Na visão de Boronat, os efeitos da guerra iniciada pela Rússia contra a Ucrânia reforçaram a importância de energias renováveis. “A transição energética só vai acontecer com fontes competitivas. Se os governos tiverem que subsidiar, não vai acontecer.”

Ele acrescentou que a guerra trouxe uma nova preocupação global: a segurança energética. “Muitos países perceberam que depender de energia importada é uma fragilidade”, avaliou.

O CEO da Petrobras, Jean Paul Prates, vem afirmando que energia eólica offshore será uma prioridade na estratégia da companhia de descarbonização. “Águas profundas e ultraprofundas nos colocam em posição privilegiada para a produção de energia eólica offshore”, disse o executivo recentemente em teleconferência com investidores.

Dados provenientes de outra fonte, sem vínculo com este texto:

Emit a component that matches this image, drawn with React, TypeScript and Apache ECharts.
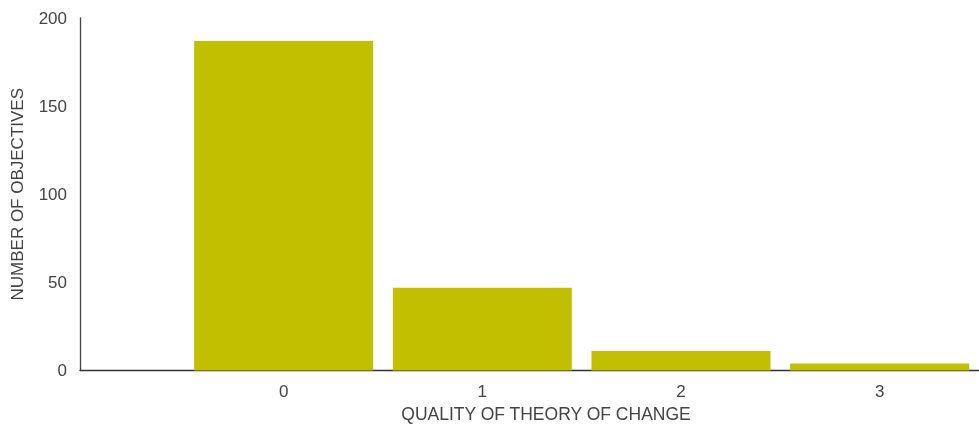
import React, { useEffect, useRef } from "react";
import * as echarts from "echarts";

const categories = [0, 1, 2, 3];
const values = [187, 47, 11, 4];
const yTicks = [0, 50, 100, 150, 200];

export default function App() {
  const ref = useRef<HTMLDivElement>(null);
  useEffect(() => {
    const chart = echarts.init(ref.current!, null, { renderer: "svg" });
    const font = "Liberation Sans";
    chart.setOption({
      animation: false,
      grid: { left: 80, top: 18, right: 0, bottom: 56.5, outerBoundsMode: "none", containLabel: false },
      xAxis: {
        type: "value",
        min: -1.025,
        max: 3.5,
        splitLine: { show: false },
        axisTick: { show: false },
        axisLine: { show: true, onZero: false, lineStyle: { color: "#333", width: 1.3 } },
        axisLabel: {
          color: "#444",
          fontSize: 17,
          fontFamily: font,
          margin: 12,
          customValues: categories,
          formatter: (v: number) => String(Math.round(v)),
        },
      },
      yAxis: {
        type: "value",
        min: yTicks[0],
        max: yTicks[yTicks.length - 1],
        interval: 50,
        splitLine: { show: false },
        axisTick: { show: false },
        axisLine: { show: true, onZero: false, lineStyle: { color: "#444", width: 1.3 } },
        axisLabel: { color: "#444", fontSize: 17, fontFamily: font, margin: 13 },
        name: "NUMBER OF OBJECTIVES",
        nameLocation: "middle",
        nameGap: 54,
        nameTextStyle: { color: "#444", fontSize: 17, fontFamily: font },
      },
      graphic: [
        {
          type: "text",
          x: 546,
          y: 414,
          style: {
            text: "QUALITY OF THEORY OF CHANGE",
            fill: "#444",
            fontSize: 17.5,
            fontFamily: font,
            align: "center",
            verticalAlign: "middle",
          },
        },
      ],
      series: [
        {
          type: "bar",
          barWidth: 179,
          itemStyle: { color: "#C2BE00" },
          data: categories.map((c, i) => [c, values[i]]),
        },
      ],
    });
    return () => chart.dispose();
  }, []);
  return (
    <div
      ref={ref}
      style={{ position: "fixed", left: 0, top: 0, width: 979, height: 427 }}
    />
  );
}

Em março, a Petrobras e a norueguesa Equinor assinaram uma carta de intenções para cooperação em sete projetos de geração eólica offshore na costa brasileira, com potencial para gerar até 14,5 GW, o equivalente a uma usina de Itaipu. A companhia não informou uma estimativa de valores envolvidos.

Analistas de mercado ouvidos pela Bloomberg Línea demonstram ceticismo sobre os planos da estatal de investir em geração eólica offshore, diante dos elevados custos de implementação dos projetos.

Para o sócio da A&M, no entanto, embora o custo médio dos projetos onshore seja a metade dos empreendimentos offshore, há oportunidades para a geração em alto-mar.

“Quando as majors de óleo e gás fizerem a transição para renováveis, a alocação de capital será significativa. Não faz sentido para essas empresas apostarem em projetos pequenos”, disse Bonaldo.

De acordo com o especialista, o regime de produção das eólicas offshore tem a vantagem de maior estabilidade em comparação à modalidade onshore, principalmente à noite, quando os ventos se mantêm relativamente inalterados.

Para a presidente da ABEEólica, uma modalidade não exclui a outra.

“A matriz elétrica brasileira tem espaço para todas as fontes. Com a eólica offshore, temos a oportunidade de trazer grandes volumes de capital externo e promover a reindustrialização do país”, disse Gannoum. “O Brasil tem potencial de liderar a transição energética pela abundância de renováveis, só é preciso rearranjar sua estrutura econômica para receber esses investimentos”, acrescentou.

O head de research do banco ABC Brasil, Roberto Dumke, lembrou que, atualmente há uma sobreoferta de energia no país e que os preços de insumos desestimulam grandes investimentos.

Neste contexto, muitos projetos de energia eólica não estão saindo do papel em meio a um cenário de juros elevados e à cadeia de fornecedores com dificuldades. “Parques eólicos têm uma complexidade muito grande, tudo isso entra na conta do investidor″, avalia.

Bonaldo ponderou que o ciclo de investimento da geração eólica offshore gira em torno de sete anos. “Os projetos em discussão hoje estão se preparando para obter licenciamento e são previstos para começar a operar em meados de 2030. Mas as empresas que quiserem vender energia quando o mercado voltar [com a demanda] não podem esperar muito tempo para investir”, disse.